Turns out canned human brains are good for something

Scientists preserve brains or body parts for various reasons. Sometimes the person had an illness that bears further study with more advanced tools than an age supplies; other times the brain in question powered an extraordinary intellect. The brains we'll be talking about belong more to the former, and scientists have found that studying canned gray matter can provide a history of human mental health.

George Sandusky, a pathologist at the Indiana University School of Medicine, found out that he had an untapped genetic gold mine in a collection at the Indiana Medical History Museum in Indianapolis: preserved human brains, many very old, including some dating as far back as the 1890s. A lot of the jarred brains shared a common trait, too, as they came from the autopsies of people who had a record of mental illness.

So, why would Sandusky want to coax out history's genetic mysteries from some canned head jelly? Well, besides the fact that autopsies aren't as widespread as they used to be (what with a smorgasbord of funeral options these days, from being launched into space or liquified), institutions that still do maintain brain banks for the purposes of study "guard them carefully," according to Popular Science. That, and we just didn't really have a good way to study old remains that have been preserved in celloidin solution, which coats a sample in a hard and rubbery film.
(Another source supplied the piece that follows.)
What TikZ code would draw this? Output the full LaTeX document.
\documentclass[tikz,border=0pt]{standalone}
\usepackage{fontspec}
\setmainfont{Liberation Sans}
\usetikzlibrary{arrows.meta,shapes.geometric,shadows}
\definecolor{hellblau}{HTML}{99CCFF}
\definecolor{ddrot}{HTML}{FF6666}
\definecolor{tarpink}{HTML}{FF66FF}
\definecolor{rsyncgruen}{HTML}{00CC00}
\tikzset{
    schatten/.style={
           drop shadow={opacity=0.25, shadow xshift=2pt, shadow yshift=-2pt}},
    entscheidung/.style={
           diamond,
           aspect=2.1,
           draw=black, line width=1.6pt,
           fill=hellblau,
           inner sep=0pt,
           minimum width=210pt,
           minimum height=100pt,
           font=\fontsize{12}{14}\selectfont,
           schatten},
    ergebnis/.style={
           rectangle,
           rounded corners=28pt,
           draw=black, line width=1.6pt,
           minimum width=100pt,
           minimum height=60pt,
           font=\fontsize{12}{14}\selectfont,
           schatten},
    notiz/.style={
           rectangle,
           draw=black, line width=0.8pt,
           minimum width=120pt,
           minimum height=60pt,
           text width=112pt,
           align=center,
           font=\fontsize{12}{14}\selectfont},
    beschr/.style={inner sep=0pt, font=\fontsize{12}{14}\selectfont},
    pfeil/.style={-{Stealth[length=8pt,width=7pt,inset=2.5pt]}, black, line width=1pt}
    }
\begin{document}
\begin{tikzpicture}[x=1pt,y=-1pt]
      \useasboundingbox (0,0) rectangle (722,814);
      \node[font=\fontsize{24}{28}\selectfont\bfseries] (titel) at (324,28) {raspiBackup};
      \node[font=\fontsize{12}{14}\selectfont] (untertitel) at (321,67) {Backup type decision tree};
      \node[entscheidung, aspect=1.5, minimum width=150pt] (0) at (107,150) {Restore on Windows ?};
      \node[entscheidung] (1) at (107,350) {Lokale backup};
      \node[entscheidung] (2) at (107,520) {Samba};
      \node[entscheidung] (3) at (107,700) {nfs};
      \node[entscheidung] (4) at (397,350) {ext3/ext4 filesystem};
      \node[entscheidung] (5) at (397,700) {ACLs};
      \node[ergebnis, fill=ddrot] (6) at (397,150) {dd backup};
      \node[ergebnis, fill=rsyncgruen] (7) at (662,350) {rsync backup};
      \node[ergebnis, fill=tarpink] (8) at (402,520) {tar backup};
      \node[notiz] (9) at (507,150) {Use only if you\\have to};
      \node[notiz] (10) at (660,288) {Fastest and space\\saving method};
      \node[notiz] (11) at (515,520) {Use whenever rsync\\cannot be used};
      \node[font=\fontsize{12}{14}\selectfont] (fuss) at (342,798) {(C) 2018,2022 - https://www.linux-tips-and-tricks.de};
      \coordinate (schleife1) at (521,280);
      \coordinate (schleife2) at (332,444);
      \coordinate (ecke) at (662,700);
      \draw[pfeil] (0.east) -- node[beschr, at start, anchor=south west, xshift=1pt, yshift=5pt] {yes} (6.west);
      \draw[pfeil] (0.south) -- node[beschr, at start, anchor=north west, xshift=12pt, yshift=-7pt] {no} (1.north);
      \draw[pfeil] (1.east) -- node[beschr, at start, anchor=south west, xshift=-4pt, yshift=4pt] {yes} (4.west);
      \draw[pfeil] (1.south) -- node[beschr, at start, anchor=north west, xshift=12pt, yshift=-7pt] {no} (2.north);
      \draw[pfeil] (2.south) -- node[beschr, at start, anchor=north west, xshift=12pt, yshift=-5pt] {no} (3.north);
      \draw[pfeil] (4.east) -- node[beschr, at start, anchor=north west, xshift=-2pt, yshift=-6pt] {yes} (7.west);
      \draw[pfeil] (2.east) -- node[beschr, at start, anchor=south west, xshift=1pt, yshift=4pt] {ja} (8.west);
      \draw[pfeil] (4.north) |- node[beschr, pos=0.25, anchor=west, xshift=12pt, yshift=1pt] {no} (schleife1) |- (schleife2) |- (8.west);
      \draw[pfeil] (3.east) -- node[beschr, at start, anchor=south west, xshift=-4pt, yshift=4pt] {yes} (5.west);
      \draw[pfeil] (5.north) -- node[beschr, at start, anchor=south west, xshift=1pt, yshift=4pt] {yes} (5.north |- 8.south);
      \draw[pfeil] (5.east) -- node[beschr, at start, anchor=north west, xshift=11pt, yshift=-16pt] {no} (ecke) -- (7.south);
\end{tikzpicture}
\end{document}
Sandusky and his team stumbled upon a good way (albeit a not-yet-peer-reviewed way) after they had already given up, actually, foiled so by the stubborn celloidin. The brain chunks were put in freezers for keeping, submerged in liquid nitrogen and maintained at -180 degrees Celsius. When the team returned to take another whack at it, they found the celloidin had beaded up and DNA data could be extracted from the samples..

Because of the brains available, the researchers are right now looking at how the data plugs into mental illness. A good majority of the brain bits in Sandusky's care are labeled "dementia praecox," which is an old timey way of saying schizophrenia — something that, while thought to be linked to specific genes, still eludes science in exact, clear terms. Terms which Sandusky's study could help define.